Angiogenesis is an essential component of tumor growth and metastasis. As reviewed by Folkman (1985), the growth of solid tumors is dependent on angiogenesis. Typically tumors do not grow beyond a size of 2-3 mm unless they are able to stimulate the growth of new capillaries from the existing vascular network. Additionally, the new blood vessels provide an essential entry route to the vasculature for metastasis of tumor cells. Cell division in endothelial cells is slow, with a turnover time of years rather than days or hours (Denekamp, 1984).
However, vascular endothelial cells undergo rapid proliferation with turnover times of a few days during the growth of new capillaries. Angiogenesis-dependent diseases such as diabetic retinopathy, psoriasis, arthritis, hemangiomas and tumor growth and metastasis are characterized by uncontrolled growth of capillary blood vessels. The most striking example of uncontrolled angiogenesis is associated with tumor growth (Folkman, 1985).

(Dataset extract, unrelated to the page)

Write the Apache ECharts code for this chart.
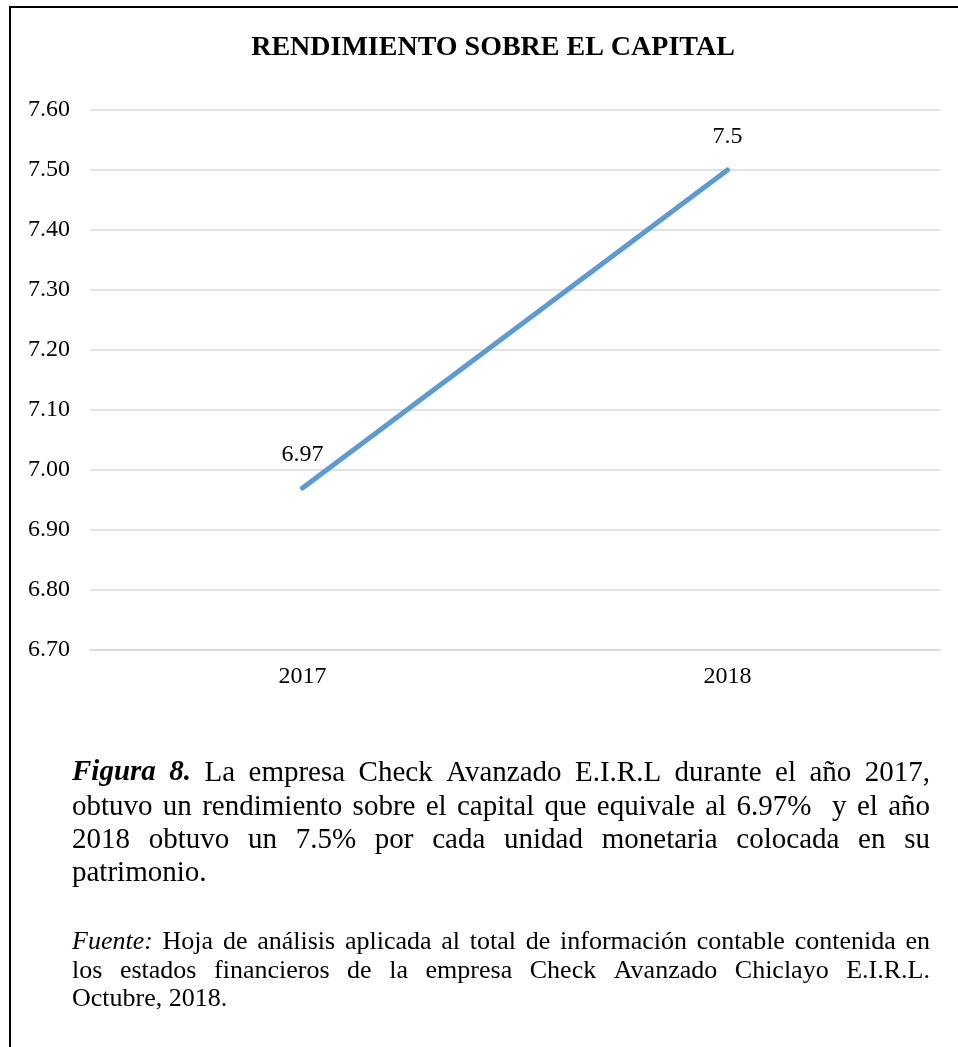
<!DOCTYPE html>
<html>
<head>
<meta charset="utf-8">
<script src="https://cdn.jsdelivr.net/npm/echarts@6/dist/echarts.min.js"></script>
<style>
html,body{margin:0;padding:0;background:#fff;}
#chart{width:958px;height:1047px;}
</style>
</head>
<body>
<div id="chart"></div>
<script>
// ---- data ----
var categories = ['2017', '2018'];
var seriesName = 'Rendimiento sobre el capital';
var values = [6.97, 7.5];
var dataLabels = ['6.97', '7.5'];
var yTicks = ['6.70','6.80','6.90','7.00','7.10','7.20','7.30','7.40','7.50','7.60'];
var titleText = 'RENDIMIENTO SOBRE EL CAPITAL';
var captionLines = [
  [['b','Figura 8.'],['n','La empresa Check Avanzado E.I.R.L durante el año 2017,']],
  [['n','obtuvo un rendimiento sobre el capital que equivale al 6.97%  y el año']],
  [['n','2018 obtuvo un 7.5% por cada unidad monetaria colocada en su']],
  [['n','patrimonio.']]
];
var sourceLines = [
  [['i','Fuente:'],['n','Hoja de análisis aplicada al total de información contable contenida en']],
  [['n','los estados financieros de la empresa Check Avanzado Chiclayo E.I.R.L.']],
  [['n','Octubre, 2018.']]
];

var FONT = '"Liberation Serif", "Times New Roman", serif';
var canvas = document.createElement('canvas');
var ctx = canvas.getContext('2d');
function measure(word, style, size) {
  var f = '';
  if (style === 'b') f = 'italic bold ';
  if (style === 'i') f = 'italic ';
  ctx.font = f + size + 'px ' + FONT;
  return ctx.measureText(word).width;
}
// build a justified rich-text line (each space char is stretched equally, as in Word)
function buildLine(parts, size, width, justify, key) {
  var words = [];   // [style, word, spacesBefore]
  var pending = 0;
  parts.forEach(function (p, pi) {
    if (pi > 0) pending += 1;
    p[1].split(' ').forEach(function (w, wi) {
      if (wi > 0) pending += 1;
      if (w) { words.push([p[0], w, words.length ? pending : 0]); pending = 0; }
    });
  });
  var total = 0, units = 0;
  words.forEach(function (w) { total += measure(w[1], w[0], size); units += w[2]; });
  var gap = justify && units > 0 ? (width - total) / units : measure(' ', 'n', size);
  var rich = {
    n: { fontFamily: FONT, fontSize: size, color: '#000' },
    b: { fontFamily: FONT, fontSize: size, color: '#000', fontStyle: 'italic', fontWeight: 'bold' },
    i: { fontFamily: FONT, fontSize: size, color: '#000', fontStyle: 'italic' }
  };
  var txt = '';
  words.forEach(function (w) {
    if (w[2] > 0) {
      var gname = 'g' + key + '_' + w[2];
      rich[gname] = { fontFamily: FONT, fontSize: size, width: gap * w[2] };
      txt += '{' + gname + '|' + new Array(w[2] + 1).join(' ') + '}';
    }
    txt += '{' + w[0] + '|' + w[1] + '}';
  });
  return { text: txt, rich: rich };
}

var graphics = [
  { type: 'line', shape: { x1: 10, y1: 7, x2: 958, y2: 7 }, style: { stroke: '#000', lineWidth: 2 } },
  { type: 'line', shape: { x1: 10, y1: 6, x2: 10, y2: 1047 }, style: { stroke: '#000', lineWidth: 2 } }
];
var capLeft = 72, capWidth = 858;
var capY = [773, 807, 840, 873];
captionLines.forEach(function (ln, i) {
  var r = buildLine(ln, 29, capWidth, i < captionLines.length - 1, 'c' + i);
  graphics.push({ type: 'text', x: capLeft, y: capY[i],
    style: { text: r.text, rich: r.rich, fontFamily: FONT, fontSize: 29, fill: '#000', verticalAlign: 'middle' } });
});
var srcY = [942, 971, 999];
sourceLines.forEach(function (ln, i) {
  var r = buildLine(ln, 26, capWidth, i < sourceLines.length - 1, 's' + i);
  graphics.push({ type: 'text', x: capLeft, y: srcY[i],
    style: { text: r.text, rich: r.rich, fontFamily: FONT, fontSize: 26, fill: '#000', verticalAlign: 'middle' } });
});

var chart = echarts.init(document.getElementById('chart'), null, { renderer: 'canvas' });
chart.setOption({
  animation: false,
  backgroundColor: '#fff',
  title: {
    text: titleText,
    left: 488, top: 29, textAlign: 'center',
    textStyle: { fontFamily: FONT, fontSize: 28, fontWeight: 'bold', color: '#000' }
  },
  grid: { left: 90, right: 18, top: 110, bottom: 397, containLabel: false },
  xAxis: {
    type: 'category', data: categories, boundaryGap: true,
    axisLine: { show: true, lineStyle: { color: '#D9D9D9', width: 1.5 } },
    axisTick: { show: false },
    axisLabel: { fontFamily: FONT, fontSize: 24, color: '#000', margin: 15 }
  },
  yAxis: {
    type: 'value', min: 6.7, max: 7.6, interval: 0.1,
    axisLine: { show: false }, axisTick: { show: false },
    splitLine: { lineStyle: { color: '#D9D9D9', width: 1.5 } },
    axisLabel: {
      fontFamily: FONT, fontSize: 24, color: '#000', margin: 20,
      formatter: function (v) {
        var idx = Math.round((v - 6.7) / 0.1);
        return yTicks[idx] !== undefined ? yTicks[idx] : v.toFixed(2);
      }
    }
  },
  series: [{
    name: seriesName, type: 'line', data: values,
    showSymbol: true, symbol: 'circle', symbolSize: 3,
    itemStyle: { color: '#5B9BD5' },
    lineStyle: { color: '#5B9BD5', width: 5, cap: 'round' },
    label: {
      show: true, position: 'top', distance: 20,
      fontFamily: FONT, fontSize: 24, color: '#000',
      formatter: function (p) { return dataLabels[p.dataIndex]; }
    }
  }],
  graphic: graphics
});
</script>
</body>
</html>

Accordingly, the search for angiogenesis inhibitors was stimulated by the concept of "antiangiogenic therapy". In its simplest terms, antiangiogenic therapy sought a putative inhibitor of blood vessel growth in the believe that such an inhibitor might be therapeutic by limiting tumor growth and further such an inhibitor would be non-toxic because angiogenesis is normally infrequent (Folkman, 1992). A number of different factors can stimulate angiogenesis in vivo. These angiogenic factors, such as basic fibroblast growth factor (bFGF), vascular endothelial growth factor (VEGF), platelet-derived growth factor (PDGF) and transforming growth factor .alpha. and .beta., can be released from the tumor cells themselves and by other cells such as macrophages and endothelial cells (Folkman, 1992).
The mechanisms by which tumors induce angiogenesis are very complex and involve many pathways, an angiogenesis inhibitor could be directed against any of the components of the angiogenic cascade. The identification of compounds that block neovascularization has a long standing interest. A number of inhibitory extracts have been prepared from avascular tissues, such as cartilage (Braunhut et al., 1989). One such method of treating tumors has been by the administration of suramin. However, it is believed that suramin may have adverse effects in large dosages.
Accordingly, a continuing need exists for agents that overcome the deficiencies of prior antiangiogenic compounds, including suramin. There is also a need for antiangiogenic agents that have a reduced toxicity to a recipient and increase inhibition of angiogenesis and tumorigenesis.